Use grepl() to determine if these sentences contain the text “open data”, “open materials” and/or “preregistration”.

badges <- badges |>
  mutate(data = grepl("open data", text, ignore.case = TRUE),
         materials = grepl("open materials", text, ignore.case = TRUE),
         prereg = grepl("preregistration", text, ignore.case = TRUE),
         ) |>
  select(id, data, materials, prereg)

1.1.2 Paper Info

Now you can use the info_table() function to get information about each paper’s submission and acceptance dates. Then join this to the badge data and set NA values to FALSE.

all_papers <- psychsci |>
  info_table(c("submission")) |>
  separate(submission, c("received", "accepted"), sep = "; ") |>
  left_join(badges, by = "id") |>
  replace_na(replace = list(data = FALSE, 
                            materials = FALSE, 
                            prereg = FALSE))

The “submission” entry from grobid has a format like “Received 8/16/13; Revision accepted 12/22/13”, so it needs a little parsing (this is on my to-do list for automatically parsing when you load a grobid XML).

m <- gregexpr("\\d{1,2}/\\d{1,2}/\\d{2}", all_papers$received)
all_papers$year_received <- regmatches(all_papers$received, m) |> 
  lapply(mdy) |>
  sapply(\(x) ifelse(length(x), year(x), NA))

m <- gregexpr("\\d{1,2}/\\d{1,2}/\\d{2}", all_papers$accepted)
all_papers$year_accepted<- regmatches(all_papers$accepted, m) |> 
  lapply(mdy) |>
  sapply(\(x) ifelse(length(x), year(x), NA))

1.1.3 Calculate Fractions of Open Practices

Calculate the fraction of papers each year with open data, materials and preregistration.

by_year <- all_papers |>
  fill(year_received, year_accepted) |>
  pivot_longer(data:prereg) |>
  summarise(frac = mean(value), .by = c(year_received, name))

1.2 Plot

Plot the data.

frac <- c(0, 1/10, 1/5, 1/4, 1/3, 2/5, 1/2, 3/5,  2/3, 3/4, 4/5, 9/10, 1)
label <- c("0", "1/10", "1/5", "1/4", "1/3", "2/5", "1/2", "3/5", "2/3", "3/4", "4/5", "9/10", "1")

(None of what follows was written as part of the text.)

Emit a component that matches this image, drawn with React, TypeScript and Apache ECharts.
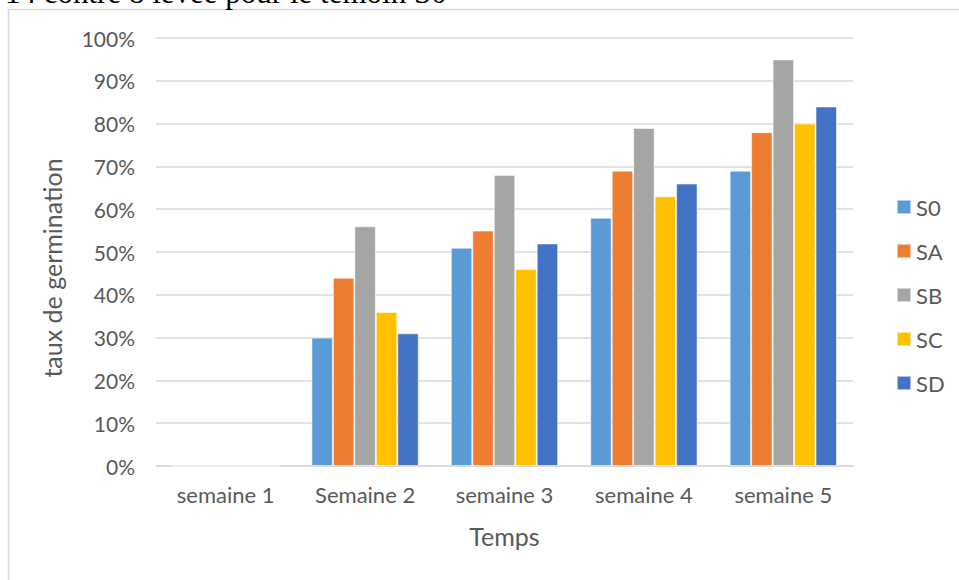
import React, { useEffect, useRef } from "react";
import * as echarts from "echarts";

const categories = ["semaine 1", "Semaine 2", "semaine 3", "semaine 4", "semaine 5"];
const seriesNames = ["S0", "SA", "SB", "SC", "SD"];
const S0 = [0, 30, 51, 58, 69];
const SA = [0, 44, 55, 69, 78];
const SB = [0, 56, 68, 79, 95];
const SC = [0, 36, 46, 63, 80];
const SD = [0, 31, 52, 66, 84];
const seriesValues = [S0, SA, SB, SC, SD];
const colors = ["#5B9BD5", "#ED7D31", "#A5A5A5", "#FFC000", "#4472C4"];
const yTicks = { min: 0, max: 100, interval: 10 };
const headText = "14 contre 8 levée pour le témoin S0";
const yAxisTitle = "taux de germination";
const xAxisTitle = "Temps";

const FONT = "Lato, 'Open Sans', sans-serif";
const TXT = "#595959";

export default function App() {
  const ref = useRef<HTMLDivElement>(null);
  useEffect(() => {
    if (!ref.current) return;
    const chart = echarts.init(ref.current, undefined, { renderer: "svg" });
    chart.setOption({
      animation: false,
      backgroundColor: "#ffffff",
      textStyle: { fontFamily: FONT },
      grid: { left: 156, right: 106, top: 38, bottom: 114, containLabel: false },
      legend: {
        orient: "vertical",
        left: 891,
        top: 191,
        itemWidth: 14,
        itemHeight: 14,
        itemGap: 22,
        icon: "rect",
        textStyle: { fontFamily: FONT, fontSize: 22, color: TXT },
        data: seriesNames,
      },
      xAxis: {
        type: "category",
        data: categories,
        name: xAxisTitle,
        nameLocation: "middle",
        nameGap: 57,
        nameTextStyle: { fontFamily: FONT, fontSize: 25, color: TXT },
        axisLine: { lineStyle: { color: "#d9d9d9", width: 1.5 } },
        axisTick: { show: false },
        axisLabel: { fontFamily: FONT, fontSize: 22, color: TXT, margin: 17 },
      },
      yAxis: {
        type: "value",
        min: yTicks.min,
        max: yTicks.max,
        interval: yTicks.interval,
        axisLine: { show: false },
        axisTick: { show: false },
        axisLabel: { fontFamily: FONT, fontSize: 21, color: TXT, margin: 21, formatter: "{value}%" },
        splitLine: { lineStyle: { color: "#d9d9d9", width: 1.5 } },
      },
      series: seriesNames.map((n, i) => ({
        name: n,
        type: "bar",
        data: seriesValues[i],
        barGap: "0%",
        barCategoryGap: "23%",
        itemStyle: { color: colors[i], borderColor: "rgba(255,255,255,0.55)", borderWidth: 1 },
      })),
      graphic: [
        {
          type: "line",
          shape: { x1: 8.5, y1: 9, x2: 8.5, y2: 580 },
          style: { stroke: "#d9d9d9", lineWidth: 1.5 },
          silent: true,
        },
        {
          type: "line",
          shape: { x1: 8, y1: 9.5, x2: 959, y2: 9.5 },
          style: { stroke: "#d9d9d9", lineWidth: 1.5 },
          silent: true,
        },
        {
          type: "text",
          x: 52,
          y: 268,
          rotation: Math.PI / 2,
          silent: true,
          style: {
            text: yAxisTitle,
            fontFamily: FONT,
            fontSize: 25,
            fill: TXT,
            align: "center",
            verticalAlign: "middle",
          },
        },
        {
          type: "text",
          x: 5,
          y: -8,
          silent: true,
          style: {
            text: headText,
            font: "31px 'Liberation Serif', 'DejaVu Serif', serif",
            fill: "#000000",
            verticalAlign: "middle",
            align: "left",
          },
        },
      ],
    });
    return () => chart.dispose();
  }, []);
  return (
    <div
      ref={ref}
      style={{ position: "fixed", left: 0, top: 0, width: 959, height: 580 }}
    />
  );
}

ggplot(by_year, aes(x = year_received, y = frac, colour = name)) +
  geom_point(size = 3) +
  geom_line() +
  scale_x_continuous("Year Received", breaks = 2012:2024) +
  scale_y_continuous("Fraction of Papers", limits = c(0, 1),
                     breaks = frac, labels = label) +
  scale_colour_manual("Badge:", values = c("firebrick", "darkgreen", "dodgerblue3")) +
  labs(title = "Open Practice Badges",
       subtitle = "250 Open Access Psychological Science Papers",
       "debruine.github.io/30DCC-2025/01-fractions") +
  theme(legend.position = c(.2, .8), 
        plot.caption = element_text(color = "dodgerblue"))

Figure 1.1: A chart showing the fraction of published papers received each year by Psychological Science, from 2012 to 2023, that have open data, open materials, or preregistration badges. The number is mostly increasing each year, with a sharp decrease in 2022.

Something weird was going on in 2022. Let’s figure it out later.